Britain is in the middle of the biggest upgrade to its energy infrastructure in a generation. Millions of households have already made the move to smart meters — enjoying a better understanding of their energy usage and using that knowledge to change habits, save money and cut their carbon footprint.
While householders enjoy the personal benefits of smart meters, many are unaware that by simply arranging their installation, they have played a role in helping to create a decarbonised energy system fit for our growing demands. This flexible new system will play a significant role in Britain’s commitment to reaching net zero carbon emissions by 2050.
Smarter and greener
Smart meters are a crucial part of a smarter energy infrastructure. They provide a greener and more efficient energy system that can allow us to reduce our reliance on fossil fuels, accelerate the uptake of energy efficiency measures and improve the flexibility of our energy network.
Dr Andrew Turton, principal analyst at Delta-EE, the specialist energy research and consultation company, said: ‘To decarbonise the energy system and meet our climate change targets we need more flexibility to allow for the integration of decentralised low carbon technologies.
‘This system needs customers to use energy at the times when low carbon and low cost supply is available. This in turn requires energy demands to be accurately measured in near real-time.
‘Smart meters are an essential building block in achieving these aims, and will provide the necessary consumption data to sooner reach a low carbon system.’
Our ageing energy system was built at a time when it was assumed that coal-powered stations would keep the country’s lights on indefinitely. While it could cope with increases in demand (by adding more fuel to the generators), it was not designed to cope with the challenges of intermittent supply from renewable sources – you can’t control when the wind blows or the sun shines.
The new, smarter, digital energy system – connected to every household in Britain by smart meters – will have the flexibility to manage supply and demand more efficiently. It will know when supply from renewables is high, allowing for more effective storage and, likewise, will know when demand is high, and reserves need to be released.
One of the biggest challenges our gas-reliant country faces in reaching net zero carbon emissions is decarbonisation of heat. Using heat pumps which rely on electricity will put increased pressure on our system. Without a smarter energy system, which can balance out peaks in demand and dips in supply, we will continue to rely on carbon stations to supply the energy needed when everyone comes home on a cold evening and turns the heating on.
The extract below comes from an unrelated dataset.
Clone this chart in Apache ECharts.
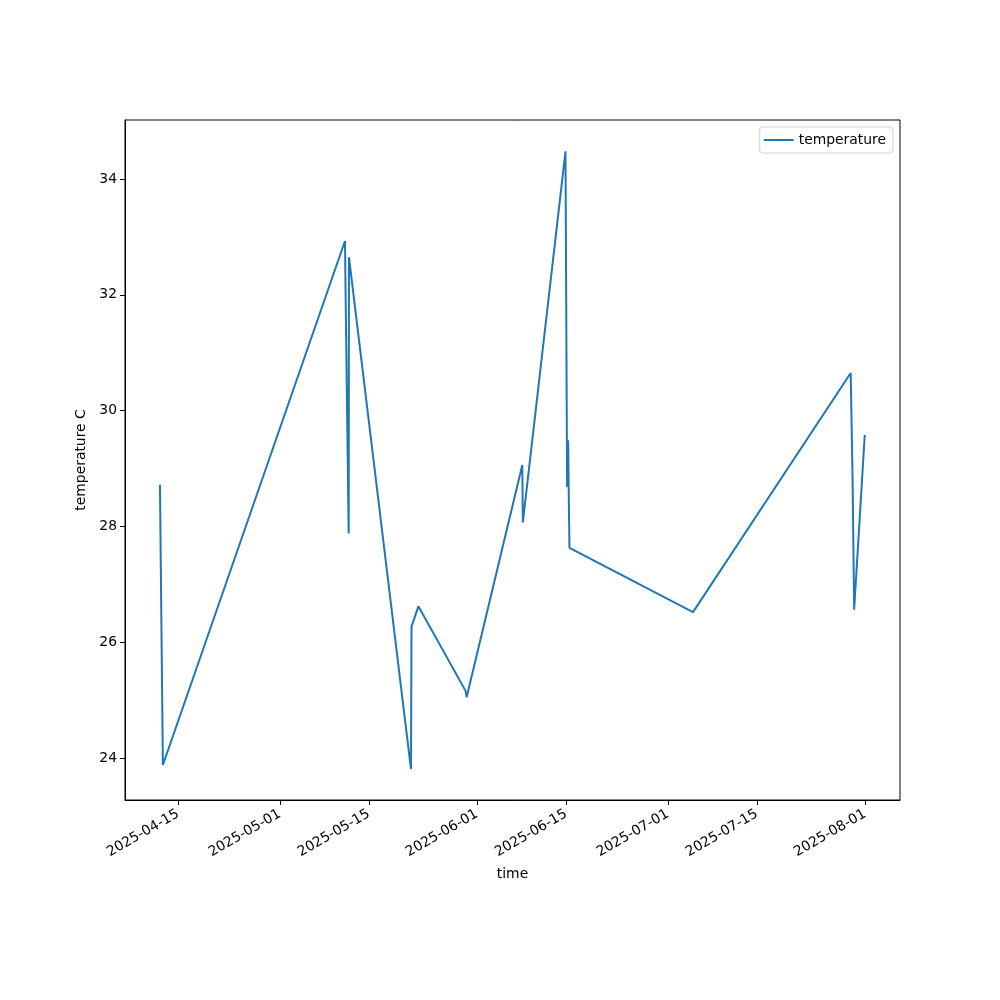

Smart meters are also sparking innovations in the energy industry that will give consumers themselves more power to choose greener (and cheaper) energy with ease.
Innovation and efficiency
Services enabled by smart meters (such as time-of-use tariffs, which incentivise customers to use electricity at times when renewable supply is high, in return for cheaper energy) will play a significant role in decarbonising Britain. Smart switches, which can be set to turn appliances or chargers on when supply is high, rely on smart meters. As adoption of electric vehicles increases, and puts extra pressure on our system, the ability to charge cars when supply is high and demand is low will keep costs down for consumers, and help ensure our energy supply remains stable.
Make it happen
The smart revolution is happening in Britain, bringing reliable, efficient and low-carbon energy and providing the physical and data infrastructure for a new economic era. But realising this vision begins in the home. By upgrading to a smart meter, you’re helping build a smarter Britain — delivering a cleaner, greener and smarter economy better equipped for the future.